While it is not certain why mistletoe is associated with Christmas as a decoration under which lovers are expected to kiss, it is clear that the plant has played an important role in European mythology. The ancient Greeks supposedly believed that the old Gods had once been offended by the plant, and so condemned it to have to look on while pretty girls were being kissed. In Norse Mythology, Loki tricked the blind god Hodur into murdering his brother Balder with an arrow made of mistletoe, the plant becoming a symbol of peace and friendship to compensate for its part in the murder. And for the Druids mistletoe was regarded as sacred; it was believed that it could cure all diseases, heal wounds and protect you from evil. The mistletoe that grew on oak trees was considered particularly strong in these qualities, and women who wanted to conceive would wear it on a belt or their wrist. Ancient Swiss legends tell of “thunder brooms,” which supposedly occurred on trees struck by lightning but more than likely were what we today call “witches’ brooms” - similar to the dwarf mistletoe (Arceuthobium species) of western North America, the dense masses of evergreen branching stems resemble a broom, and mythology attributes these plants with the ability to protect against magic and witchcraft. Decorating your home, inside and out, with mistletoe twigs or figures would drive out evil spirits and witches. As mistletoe is neither a tree nor a shrub and seemingly grows in the sky, it symbolizes freedom from any prohibitions and restrictions…

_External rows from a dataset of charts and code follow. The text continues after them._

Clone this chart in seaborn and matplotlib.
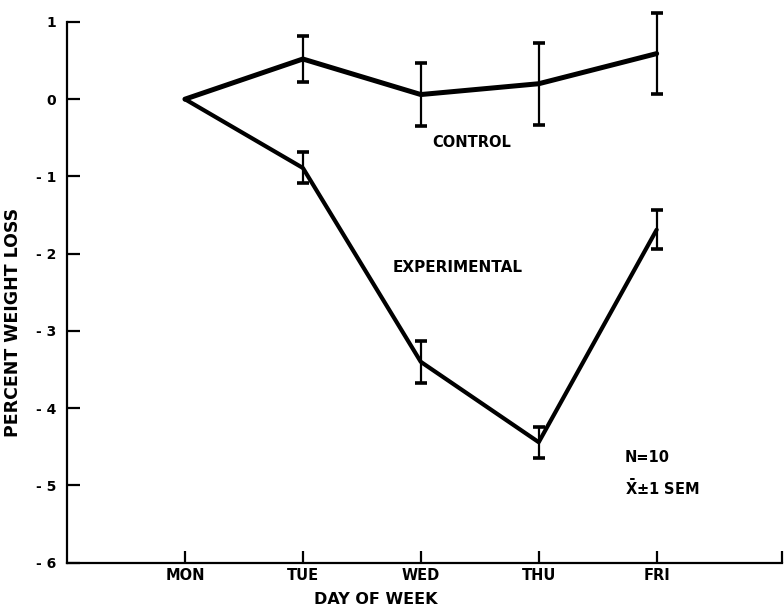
import matplotlib
matplotlib.use("Agg")
import matplotlib.pyplot as plt
import numpy as np
import pandas as pd
import seaborn as sns

# Mean percent weight loss by weekday, with +/- 1 SEM
days = ["MON", "TUE", "WED", "THU", "FRI"]
control_mean = [0.0, 0.52, 0.06, 0.20, 0.59]
control_sem = [0.0, 0.30, 0.41, 0.53, 0.52]
experimental_mean = [0.0, -0.89, -3.40, -4.44, -1.69]
experimental_sem = [0.0, 0.20, 0.27, 0.20, 0.25]
y_ticks = [1, 0, -1, -2, -3, -4, -5, -6]
y_tick_labels = ["1", "0", "- 1", "- 2", "- 3", "- 4", "- 5", "- 6"]

sns.set_style("white")
plt.rcParams["font.family"] = ["DejaVu Sans"]
plt.rcParams["font.weight"] = "bold"
plt.rcParams["text.color"] = "black"
plt.rcParams["axes.labelcolor"] = "black"
plt.rcParams["xtick.color"] = "black"
plt.rcParams["ytick.color"] = "black"

pos = np.arange(len(days))
df = pd.DataFrame({
    "pos": np.concatenate([pos, pos]),
    "loss": control_mean + experimental_mean,
    "group": ["CONTROL"] * len(days) + ["EXPERIMENTAL"] * len(days),
})

fig = plt.figure(figsize=(7.84, 6.09), dpi=100)
ax = fig.add_axes([0.0855, 0.076, 0.9115, 0.888])

sns.lineplot(data=df[df.group == "CONTROL"], x="pos", y="loss", color="black",
             linewidth=3.6, ax=ax, legend=False)
sns.lineplot(data=df[df.group == "EXPERIMENTAL"], x="pos", y="loss", color="black",
             linewidth=3.0, ax=ax, legend=False)

# error bars (skip Monday, the baseline day)
for mean, sem in [(control_mean, control_sem), (experimental_mean, experimental_sem)]:
    ax.errorbar(pos[1:], mean[1:], yerr=sem[1:], fmt="none", ecolor="black",
                elinewidth=1.6, capsize=4.3, capthick=2.6, clip_on=False)

ax.set_xlim(-1.0, 5.06)
ax.set_ylim(-6, 1)
ax.set_xticks(list(pos) + [5.06])
ax.set_xticklabels(days + [""], fontsize=10.5, fontweight="bold")
ax.set_yticks(y_ticks)
ax.set_yticklabels(y_tick_labels, fontsize=10, fontweight="bold")
ax.tick_params(axis="both", direction="in", length=9, width=1.6, color="black",
               labelcolor="black", bottom=True, left=True)
ax.tick_params(axis="x", pad=4)
ax.tick_params(axis="y", pad=8)

for side in ["top", "right"]:
    ax.spines[side].set_visible(False)
for side in ["left", "bottom"]:
    ax.spines[side].set_color("black")
    ax.spines[side].set_linewidth(1.6)

ax.set_xlabel("DAY OF WEEK", fontsize=11.5, fontweight="bold", color="black")
ax.xaxis.set_label_coords(0.432, -0.055)
ax.set_ylabel("PERCENT WEIGHT LOSS", fontsize=12.5, fontweight="bold", color="black")
ax.yaxis.set_label_coords(-0.063, 0.445)

ax.text(2.43, -0.56, "CONTROL", fontsize=10.5, fontweight="bold", ha="center", va="center")
ax.text(2.31, -2.18, "EXPERIMENTAL", fontsize=11, fontweight="bold", ha="center", va="center")
ax.text(3.73, -4.64, "N=10", fontsize=10.5, fontweight="bold", ha="left", va="center")
ax.text(3.73, -5.04, r"$\bar{\mathbf{X}}$±1 SEM", fontsize=10.5, fontweight="bold",
        ha="left", va="center")

fig.savefig("out.png", dpi=100, facecolor="white")
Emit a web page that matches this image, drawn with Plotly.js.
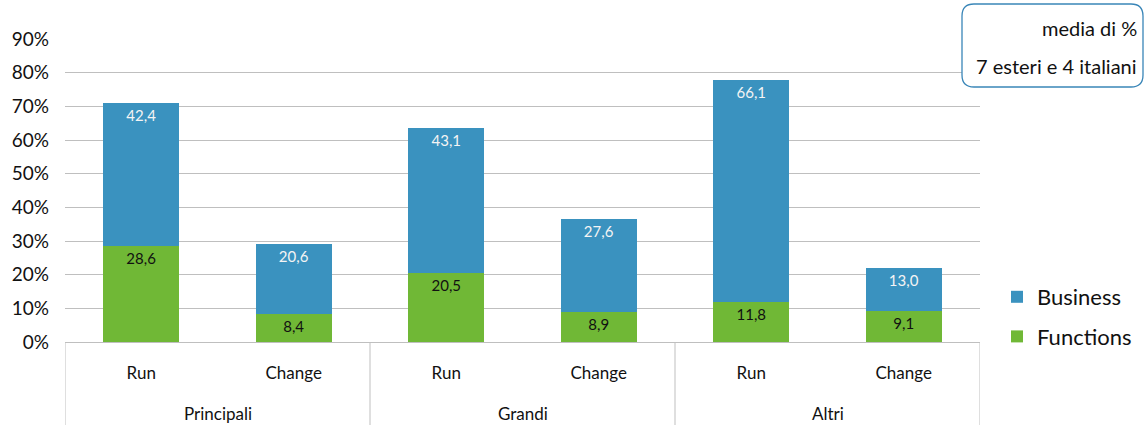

From the Middle Ages mistletoe has been associated with fertility and vitality, and by the 18th century it had become incorporated into Christmas celebrations around the world. It was in Victorian England that the tradition of kissing underneath the mistletoe was first recorded, dictating that a man was allowed to kiss any woman standing underneath mistletoe, and that bad luck would befall any woman who refused the kiss. In France, the custom linked to mistletoe was reserved for New Year's Day - Au gui l'An neuf. So, what about the Baltics, you ask…
|photo source and tutorial for mistletoe ball: Southern Living|
The Baltics are actually on the very northernmost edge of the range of European mistletoe (my sources said it doesn’t grow in Estonia), and so the various kissing/decorating traditions have never caught on. Because of the scarcity of the plant, it has actually been designated a rare and protected species in Latvia, partially because of the berry's importance to certain birds and mammals as a food source, but also as they provide nesting habitat to various bird species. In Latvia the fine for removing/harming mistletoe is two month’s pay – therefore hanging mistletoe boughs to kiss under won’t catch on as a tradition anytime soon. So remember this year, whether you harvest your mistletoe with a rifle or a pair of shears, if you live in the Baltics it's less expensive to stick to fir and spruce!
*Please remember that although mistletoe has supposed therapeutic uses, consumption of any part of the plant or drinking tea of the plant can result in sickness and possibly death.